Entries with chart source code:
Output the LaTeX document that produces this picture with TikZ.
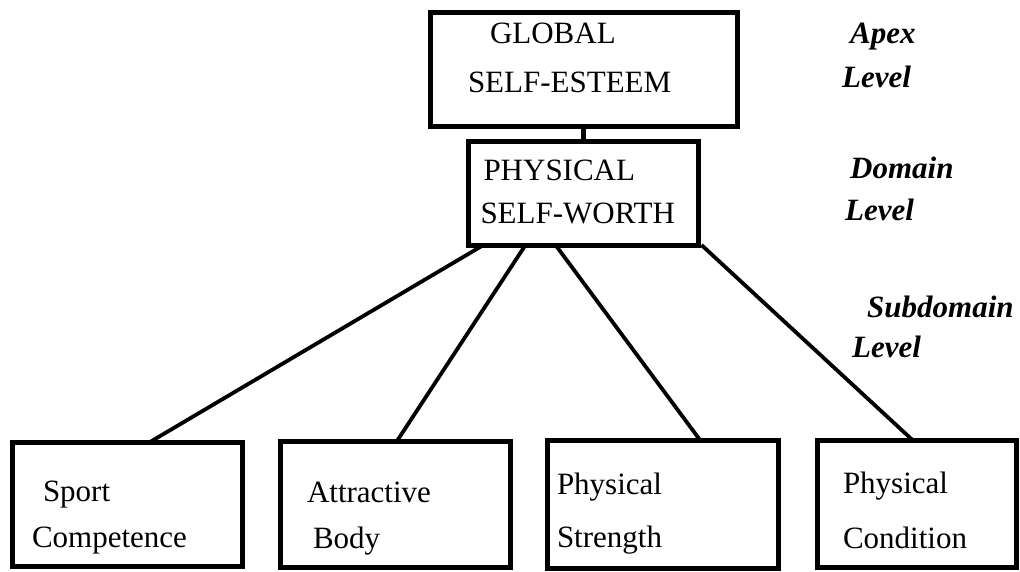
\documentclass[tikz,border=0pt]{standalone}
\usepackage{fontspec}
\setmainfont{Liberation Serif}
\usepackage{tikz}
\usetikzlibrary{positioning}

\begin{document}
\begin{tikzpicture}[x=1pt,y=-1pt,
  box/.style={draw,line width=5pt,inner ysep=0pt,outer sep=0pt,align=left},
  conn/.style={line width=3.8pt},
  lvl/.style={inner sep=0pt,anchor=base west,align=left}
]
  \useasboundingbox (0,0) rectangle (1020,571);
  % apex and domain
  \node[box,text width=231pt,inner xsep=38pt,text height=31.3pt,text depth=82.7pt,font=\fontsize{31}{49}\selectfont] (global) at (583.5,69) {\hspace*{22pt}GLOBAL\\SELF-ESTEEM};
  \node[box,below=15pt of global,text width=206pt,inner xsep=12pt,text height=39.3pt,text depth=64.7pt,font=\fontsize{31}{43}\selectfont] (phys) {\hspace*{3pt}PHYSICAL\\SELF-WORTH};
  % subdomains
  \node[box,text width=190pt,inner xsep=20pt,text height=59pt,text depth=65pt,font=\fontsize{31}{46}\selectfont] (sport) at (127,504) {\hspace*{11pt}Sport\\Competence};
  \node[box,right=38pt of sport,text width=176pt,inner xsep=27pt,text height=61pt,text depth=65pt,font=\fontsize{31}{46}\selectfont] (body) {Attractive\\\hspace*{6pt}Body};
  \node[box,right=37pt of body,text width=211pt,inner xsep=10pt,text height=54pt,text depth=74pt,font=\fontsize{31}{53}\selectfont] (strength) {Physical\\Strength};
  \node[box,right=39pt of strength,text width=147pt,inner xsep=26pt,text height=53pt,text depth=74pt,font=\fontsize{31}{55}\selectfont] (condition) {Physical\\Condition};
  \draw[conn,line width=5pt] (global.south) -- (global.south |- phys.north);
  \draw[conn] ([xshift=15pt]phys.south west) -- ([xshift=138pt]sport.north west);
  \draw[conn] ([xshift=57pt]phys.south west) -- ([xshift=117pt]body.north west);
  \draw[conn] ([xshift=87pt]phys.south west) -- ([xshift=153pt]strength.north west);
  \draw[conn] ([xshift=3pt]phys.south east) -- ([xshift=96pt]condition.north west);
  % level labels
  \node[lvl,text width=90pt,font=\bfseries\itshape\fontsize{31}{44}\selectfont] (apexlvl) at (842,43) {\hspace*{8pt}Apex\\Level};
  \node[lvl,text width=120pt,font=\bfseries\itshape\fontsize{31}{42}\selectfont] (domlvl) at (845,178) {\hspace*{5pt}Domain\\Level};
  \node[lvl,text width=165pt,font=\bfseries\itshape\fontsize{31}{40}\selectfont] (sublvl) at (852,317) {\hspace*{15pt}Subdomain\\Level};
\end{tikzpicture}
\end{document}
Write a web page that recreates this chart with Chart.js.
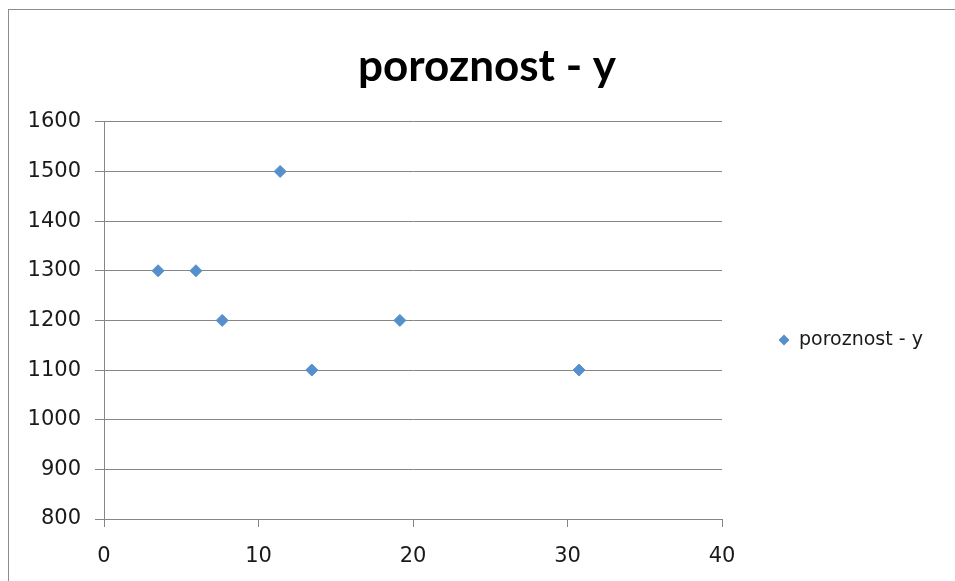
<!DOCTYPE html>
<html>
<head>
<meta charset="utf-8">
<script src="https://cdn.jsdelivr.net/npm/chart.js@4.4.1/dist/chart.umd.min.js"></script>
<style>
  html, body { margin: 0; padding: 0; background: #fff; }
  #wrap { width: 955px; height: 581px; position: relative; }
</style>
</head>
<body>
<div id="wrap"><canvas id="chart" width="955" height="581"></canvas></div>
<script>
// values
const seriesName = 'poroznost - y';
const xValues = [3.5, 5.95, 7.65, 11.4, 13.45, 19.15, 30.75];
const yValues = [1300, 1300, 1200, 1500, 1100, 1200, 1100];
const xTicks = [0, 10, 20, 30, 40];
const yTicks = [800, 900, 1000, 1100, 1200, 1300, 1400, 1500, 1600];

const MARKER = '#5590cc';
const GRID = '#868686';
const TICK_FONT = { family: 'DejaVu Sans', size: 21 };

// outer frame of the chart object (cropped on right and bottom)
const framePlugin = {
  id: 'frame',
  beforeDraw(chart) {
    const ctx = chart.ctx;
    ctx.save();
    ctx.fillStyle = '#fff';
    ctx.fillRect(0, 0, chart.width, chart.height);
    ctx.strokeStyle = '#8c8c8c';
    ctx.lineWidth = 1;
    ctx.strokeRect(8.5, 9.5, 1000, 1000);
    ctx.restore();
  }
};

// legend on the right, drawn from the dataset style
const legendPlugin = {
  id: 'sideLegend',
  afterDraw(chart) {
    const ctx = chart.ctx;
    const ds = chart.data.datasets[0];
    const x = 784, y = 340;
    ctx.save();
    ctx.fillStyle = ds.backgroundColor;
    ctx.strokeStyle = ds.borderColor;
    ctx.beginPath();
    ctx.moveTo(x, y - 5.5); ctx.lineTo(x + 5.5, y); ctx.lineTo(x, y + 5.5); ctx.lineTo(x - 5.5, y);
    ctx.closePath();
    ctx.fill();
    ctx.font = '19px "DejaVu Sans"';
    ctx.fillStyle = '#1a1a1a';
    ctx.textBaseline = 'middle';
    ctx.textAlign = 'left';
    ctx.fillText(ds.label, 799, y);
    ctx.restore();
  }
};

new Chart(document.getElementById('chart'), {
  type: 'scatter',
  data: {
    datasets: [{
      label: seriesName,
      data: xValues.map((x, i) => ({ x: x, y: yValues[i] })),
      pointStyle: 'rectRot',
      pointRadius: 6,
      pointHoverRadius: 6,
      backgroundColor: MARKER,
      borderColor: MARKER,
      borderWidth: 1
    }]
  },
  options: {
    responsive: false,
    animation: false,
    layout: { padding: { left: 19, right: 0, top: 0, bottom: 0 } },
    plugins: {
      legend: { display: false },
      tooltip: { enabled: false },
      title: {
        display: true,
        text: seriesName,
        color: '#000',
        font: { family: 'Lato', size: 44, weight: 'bold' },
        padding: { top: 40, bottom: 29 }
      }
    },
    scales: {
      x: {
        type: 'linear',
        min: 0,
        max: 40,
        afterBuildTicks(scale) { scale.ticks = xTicks.map(v => ({ value: v })); },
        afterFit(scale) { scale.height = 62; },
        grid: { drawOnChartArea: false, drawTicks: true, tickLength: 8, color: GRID, lineWidth: 1 },
        border: { display: true, color: GRID, width: 1 },
        ticks: { color: '#1a1a1a', font: TICK_FONT, padding: 17, maxRotation: 0, callback: v => String(v) }
      },
      y: {
        type: 'linear',
        min: 800,
        max: 1600,
        afterBuildTicks(scale) { scale.ticks = yTicks.map(v => ({ value: v })); },
        afterFit(scale) { scale.width = 85; },
        grid: { drawOnChartArea: true, drawTicks: true, tickLength: 9, color: GRID, lineWidth: 1 },
        border: { display: true, color: GRID, width: 1 },
        ticks: { color: '#1a1a1a', font: TICK_FONT, padding: 14, callback: v => String(v) }
      },
      // empty space on the right that holds the legend
      side: {
        type: 'linear',
        position: 'right',
        afterFit(scale) { scale.width = 233; },
        grid: { display: false },
        border: { display: false },
        ticks: { display: false }
      }
    }
  },
  plugins: [framePlugin, legendPlugin]
});
</script>
</body>
</html>
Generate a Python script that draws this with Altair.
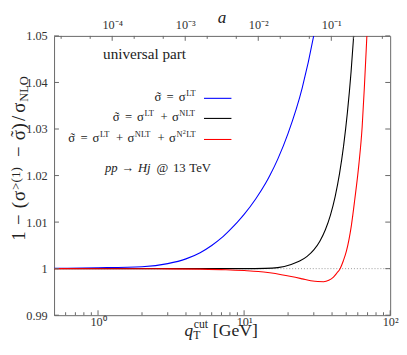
import altair as alt
import pandas as pd

SERIF = "Liberation Serif"

# ---------------- data ----------------
series_colors = ["#0000ff", "#000000", "#ff0000"]

# sigma~ = sigma^LT
q_lt = [0.5, 1.0, 2.0, 3.0, 4.0, 5.0, 6.0, 7.0, 8.0, 9.0, 10.0, 12.0, 14.0, 15.0, 17.0, 20.0, 25.0, 30.0, 32.0]
v_lt = [1.00008, 1.000185, 1.000425, 1.00108, 1.0021, 1.00343, 1.00498, 1.0066, 1.00834, 1.0100, 1.01165,
        1.01496, 1.01827, 1.0200, 1.02353, 1.02907, 1.03885, 1.05015, 1.0551]

# sigma~ = sigma^LT + sigma^NLT
q_nlt = [0.5, 2.0, 5.0, 10.0, 14.0, 17.0, 21.0, 24.0, 27.0, 30.0, 33.0, 36.0, 39.0, 42.0, 45.0, 48.0, 51.0,
         54.0, 57.0, 59.0]
v_nlt = [1.0, 1.0, 1.0, 1.0, 1.00005, 1.00022, 1.0009, 1.00163, 1.00265, 1.00403, 1.0059, 1.00836, 1.01151,
         1.01549, 1.0204, 1.02642, 1.03367, 1.04232, 1.05254, 1.0603]

# sigma~ = sigma^LT + sigma^NLT + sigma^N2LT
q_n2lt = [0.5, 2.5, 5.0, 7.5, 10.0, 12.5, 15.0, 18.0, 21.0, 25.0, 28.6, 32.0, 35.0, 38.0, 40.9, 43.0, 45.4,
          47.8, 50.2, 54.2, 57.2, 61.1, 64.3, 66.7, 69.4, 71.0]
v_n2lt = [1.0, 0.99997, 0.9999, 0.99978, 0.9996, 0.9994, 0.9991, 0.9987, 0.9983, 0.9978, 0.9974, 0.99722,
          0.9972, 0.9975, 0.9982, 0.9990, 1.0000, 1.0017, 1.0038, 1.0092, 1.0148, 1.0225, 1.0305, 1.0395,
          1.0506, 1.0570]

reference_level = [1.0]

q_domain = [0.5, 100.0]
y_domain = [0.99, 1.05]
y_ticks = [0.99, 1.00, 1.01, 1.02, 1.03, 1.04, 1.05]
q_major = [1.0, 10.0, 100.0]
q_major_labels = ["10⁰", "10¹", "10²"]
q_minor = [0.6, 0.7, 0.8, 0.9, 2, 3, 4, 5, 6, 7, 8, 9, 20, 30, 40, 50, 60, 70, 80, 90]

m_higgs = 125.0
a_domain = [(q_domain[0] / m_higgs) ** 2, (q_domain[1] / m_higgs) ** 2]
a_major = [1e-4, 1e-3, 1e-2, 1e-1]
a_major_labels = ["10⁻⁴", "10⁻³", "10⁻²", "10⁻¹"]
a_minor = [2e-5, 5e-5, 2e-4, 5e-4, 2e-3, 5e-3, 2e-2, 5e-2, 2e-1, 5e-1]

W, H = 343, 285
TXT = "#222222"
FRAME = "#666666"

# ---------------- scales / encodings ----------------
xq = alt.X("q:Q", scale=alt.Scale(type="log", domain=q_domain),
           axis=alt.Axis(values=q_major, orient="bottom", title=None, labelPadding=1, labelFlush=False,
                         labelOverlap=False,
                         labelExpr="datum.value < 5 ? '%s' : datum.value < 50 ? '%s' : '%s'" % tuple(q_major_labels)))
yv = alt.Y("v:Q", scale=alt.Scale(domain=y_domain),
           axis=alt.Axis(values=y_ticks, title=None, labelPadding=7, labelFlush=False, labelOverlap=False,
                         labelExpr="format(datum.value, '.2~f')"))


def curve(qs, vs, color):
    df = pd.DataFrame({"q": qs, "v": vs})
    return alt.Chart(df).mark_line(clip=True, strokeWidth=1.1, color=color,
                                   interpolate="monotone").encode(x=xq, y=yv)


def piece(text, x, y, size, align="left", style="normal", angle=None, color=TXT):
    kw = dict(align=align, baseline="alphabetic", font=SERIF, fontSize=size, color=color,
              fontStyle=style)
    if angle is not None:
        kw["angle"] = angle
    return alt.Chart(pd.DataFrame({"t": [text]})).mark_text(**kw).encode(
        text="t:N", x=alt.value(x), y=alt.value(y))


def compose(parts, x0, y0, em, rotate=False):
    """parts: (text, offset_em, scale, rise_em, align, style)"""
    out = []
    for text, off, scale, rise, align, style in parts:
        size = em * scale
        if rotate:
            out.append(piece(text, x0 - rise * em, y0 - off * em, size, align, style, angle=270))
        else:
            out.append(piece(text, x0 + off * em, y0 - rise * em, size, align, style))
    return out


dotted = alt.Chart(pd.DataFrame({"v": reference_level})).mark_rule(
    color="#999999", strokeWidth=1, strokeDash=[1, 2]).encode(y=yv)

curves = [curve(q_lt, v_lt, series_colors[0]),
          curve(q_nlt, v_nlt, series_colors[1]),
          curve(q_n2lt, v_n2lt, series_colors[2])]

# inward ticks
yt = pd.DataFrame({"v": y_ticks})
left_ticks = alt.Chart(yt).mark_rule(color=FRAME).encode(y=yv, x=alt.value(0), x2=alt.value(5))
right_ticks = alt.Chart(yt).mark_rule(color=FRAME).encode(y=yv, x=alt.value(W - 5), x2=alt.value(W))
bot_major = alt.Chart(pd.DataFrame({"q": q_major})).mark_rule(color=FRAME).encode(
    x=xq, y=alt.value(H - 5), y2=alt.value(H))
bot_minor = alt.Chart(pd.DataFrame({"q": q_minor})).mark_rule(color=FRAME).encode(
    x=xq, y=alt.value(H - 3), y2=alt.value(H))

# ---------------- legend (math typeset piecewise) ----------------
EM = 13.0
row3 = [
    ("σ", 0.0, 1, 0, "left", "normal"),
    ("˜", 0.33, 1, 0.02, "center", "normal"),
    ("=", 1.238, 1, 0, "center", "normal"),
    ("σ", 1.905, 1, 0, "left", "normal"),
    ("LT", 2.49, 0.66, 0.36, "left", "normal"),
    ("+", 4.03, 1, 0, "center", "normal"),
    ("σ", 4.641, 1, 0, "left", "normal"),
    ("NLT", 5.226, 0.66, 0.36, "left", "normal"),
    ("+", 7.291, 1, 0, "center", "normal"),
    ("σ", 7.902, 1, 0, "left", "normal"),
    ("N", 8.487, 0.66, 0.36, "left", "normal"),
    ("2", 8.99, 0.48, 0.62, "left", "normal"),
    ("LT", 9.25, 0.66, 0.36, "left", "normal"),
]
row_len = [5, 8, 13]
row_width = [3.43, 6.70, 10.19]
legend_line_y = [63.7, 84.2, 105.7]
RIGHT = 147
legend_layers = []
for n, wem, col, ly in zip(row_len, row_width, series_colors, legend_line_y):
    legend_layers += compose(row3[:n], RIGHT - wem * EM, ly + 2.5, EM)
    legend_layers.append(alt.Chart(pd.DataFrame({"s": [col]})).mark_rule(color=col, strokeWidth=1.1).encode(
        x=alt.value(153), x2=alt.value(181), y=alt.value(ly)))

process = [
    ("pp", 0.0, 1, 0, "left", "italic"),
    ("→", 1.784, 1, 0, "center", "normal"),
    ("Hj", 2.58, 1, 0, "left", "italic"),
    ("@", 4.05, 1, 0, "left", "normal"),
    ("13", 5.33, 1, 0, "left", "normal"),
    ("TeV", 6.62, 1, 0, "left", "normal"),
]

texts = [piece("universal part", 50, 24, 15.5)]
texts += compose(process, 52, 139, EM)
# x title  q_T^cut [GeV]
texts += [
    piece("q", 133, 306, 17.5, style="italic"),
    piece("cut", 142.5, 298.5, 12),
    piece("T", 142, 309.5, 12),
    piece("[GeV]", 162, 306, 18),
    piece("a", 167, -13, 17.5, style="italic"),
]

# y title: 1 − (σ^{>(1)} − σ̃)/σ_NLO   (rotated, reading upward)
YEM = 19.2
ytitle_parts = [
    ("1", 0.25, 1, 0, "center", "normal"),
    ("−", 1.111, 1, 0, "center", "normal"),
    ("(", 1.722, 1, 0, "left", "normal"),
    ("σ", 2.111, 1, 0, "left", "normal"),
    (">(1)", 2.70, 0.7, 0.26, "left", "normal"),
    ("−", 4.732, 1, 0, "center", "normal"),
    ("σ", 5.343, 1, 0, "left", "normal"),
    ("˜", 5.68, 1, 0.02, "center", "normal"),
    (")", 5.914, 1, 0, "left", "normal"),
    ("/", 6.36, 1, 0, "left", "normal"),
    ("σ", 6.803, 1, 0, "left", "normal"),
    ("NLO", 7.39, 0.66, -0.2, "left", "normal"),
]
ytitle = compose(ytitle_parts, -30, 209, YEM, rotate=True)

group_q = alt.layer(dotted, *curves, left_ticks, right_ticks, bot_major, bot_minor,
                    *legend_layers, *texts, *ytitle)

# top axis: a = (qT / mH)^2
xa = alt.X("a:Q", scale=alt.Scale(type="log", domain=a_domain),
           axis=alt.Axis(orient="top", values=a_major, title=None, labelPadding=5, labelFlush=False,
                         labelOverlap=False,
                         labelExpr="%s[round(log(datum.value)/LN10) + 4]" % str(a_major_labels)))
top_major = alt.Chart(pd.DataFrame({"a": a_major})).mark_rule(color=FRAME).encode(
    x=xa, y=alt.value(0), y2=alt.value(5))
top_minor = alt.Chart(pd.DataFrame({"a": a_minor})).mark_rule(color=FRAME).encode(
    x=xa, y=alt.value(0), y2=alt.value(3))
group_a = alt.layer(top_major, top_minor)

chart = alt.layer(group_q, group_a).resolve_scale(x="independent").properties(
    width=W, height=H,
    padding={"left": 47, "top": 25, "right": 9, "bottom": 30},
    autosize=alt.AutoSizeParams(type="none"),
).configure_view(stroke=FRAME, strokeWidth=1).configure_axis(
    domain=False, ticks=False, grid=False, labelFont=SERIF, labelFontSize=12.5,
    labelColor="#333333",
)

chart.save("out.html", embed_options={"renderer": "svg", "actions": False})
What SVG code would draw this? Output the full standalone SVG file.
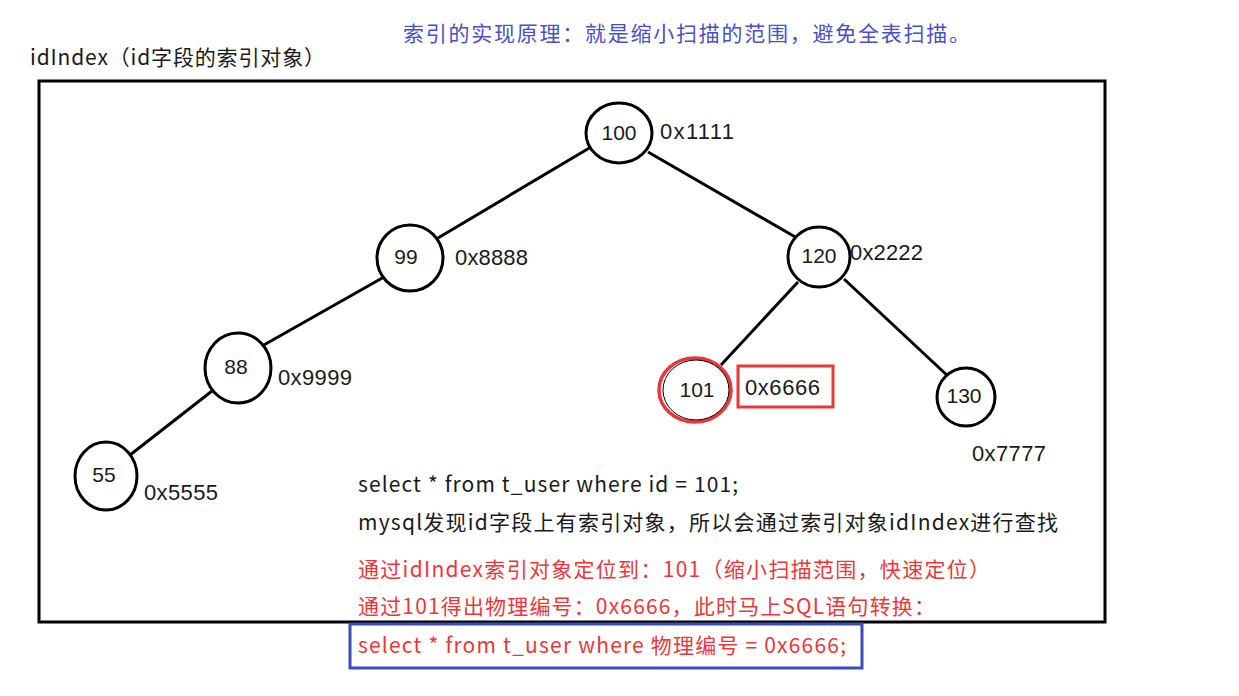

### TO BE DONE
Go through the records and pull out each line that includes the word "Output".

### ANSWER TO THE PROBLEM
Output the LaTeX document that produces this picture with TikZ.
What SVG code would draw this? Output the full standalone SVG file.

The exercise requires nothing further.